2.11.15

Tentang Pertemanan Sebelum dan Sesudah Jadi Ibu



Mungkin nggak sih, orang yang sudah menikah dan punya anak kesepian? Jawabannya sangat mungkin. Saya mengetik ini karena tiba-tiba kesepian tengah malam, padahal di samping saya ada Agam dan Rais yang lagi ngorok. Zzz... Saking kesepiannya sampai tiba-tiba pingin ngeblog lagi padahal blog ini sudah lama banget nggak keurus. Emang nggak bakat jadi selebblog nih. 



Ya, saya seorang istri dan ibu, dan saya sangat mencintai peran itu. Tapi saya juga seorang makhluk sosial yang perlu bersosialisasi.

Di antara sahabat-sahabat saya sejak kuliah, saya yang kelima menikah. Sekarang di antara kami bersepuluh sudah sembilan orang yang menikah dan delapan orang yang punya anak.

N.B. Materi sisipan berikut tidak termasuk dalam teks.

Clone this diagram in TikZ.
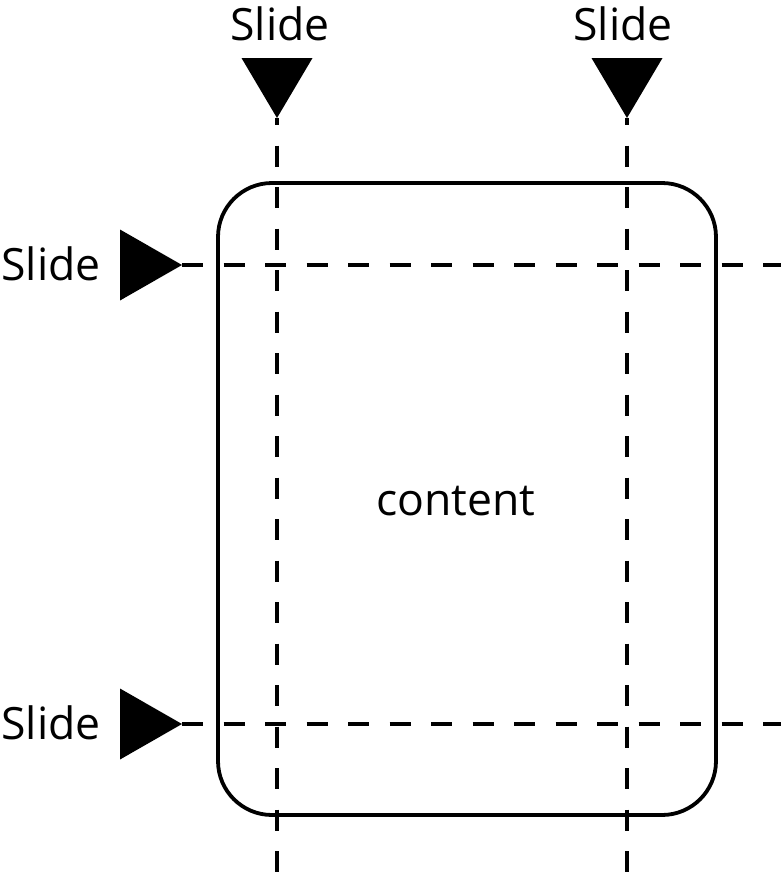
\documentclass[tikz,border=0pt]{standalone}
\usepackage{fontspec}
\setmainfont{Open Sans}
\begin{document}
\begin{tikzpicture}[x=1pt,y=-1pt,
  lbl/.style={font=\fontsize{44.5}{52}\selectfont, inner sep=0pt},
  guide/.style={line width=3.6pt, dash pattern=on 21pt off 20.5pt},
  marker/.style={fill=black}]
\useasboundingbox (0,0) rectangle (781,881);
% box
\node[draw, line width=3.8pt, rounded corners=54pt, minimum width=498pt, minimum height=632pt, inner sep=0pt, outer sep=0pt] (box) at (467,499) {};
\node[lbl] (content) at (456,501) {content};
% top markers
\coordinate (tA) at (277,118);
\coordinate (tB) at (627,118);
\fill[marker] (tA) -- ++(-35.5,-60) -- ++(71,0) -- cycle;
\fill[marker] (tB) -- ++(-35.5,-60) -- ++(71,0) -- cycle;
\node[lbl] (sA) at (280,24) {Slide};
\node[lbl] (sB) at (623,24) {Slide};
\coordinate (eA) at (277,881);
\coordinate (eB) at (627,881);
\draw[guide, dash phase=14pt] (tA) -- (eA);
\draw[guide, dash phase=14pt] (tB) -- (eB);
% left markers
\coordinate (lA) at (182,265);
\coordinate (lB) at (182,724);
\fill[marker] (lA) -- ++(-62,-35.5) -- ++(0,71) -- cycle;
\fill[marker] (lB) -- ++(-62,-35.5) -- ++(0,71) -- cycle;
\node[lbl] (sC) at (51,264) {Slide};
\node[lbl] (sD) at (51,723) {Slide};
\coordinate (fA) at (781,265);
\coordinate (fB) at (781,724);
\draw[guide] (lA) -- (fA);
\draw[guide] (lB) -- (fB);
\end{tikzpicture}
\end{document}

Kami tentu saja masih keep in touch, online maupun offline. Bedanya, topik di group whatsapp bukan lagi soal siapa yang baru jadian atau baru putus, tapi merek breastpump yang bagus dan tips menghadapi anak tantrum. Bedanya, agenda ketemuan bukan lagi sleepover sambil curhat semalaman atau ngopi cantik setelah pulang kerja, tapi arisan di akhir pekan di cafe yang ada playgroundnya. Ah... I don't know what I'd be without you, girls... 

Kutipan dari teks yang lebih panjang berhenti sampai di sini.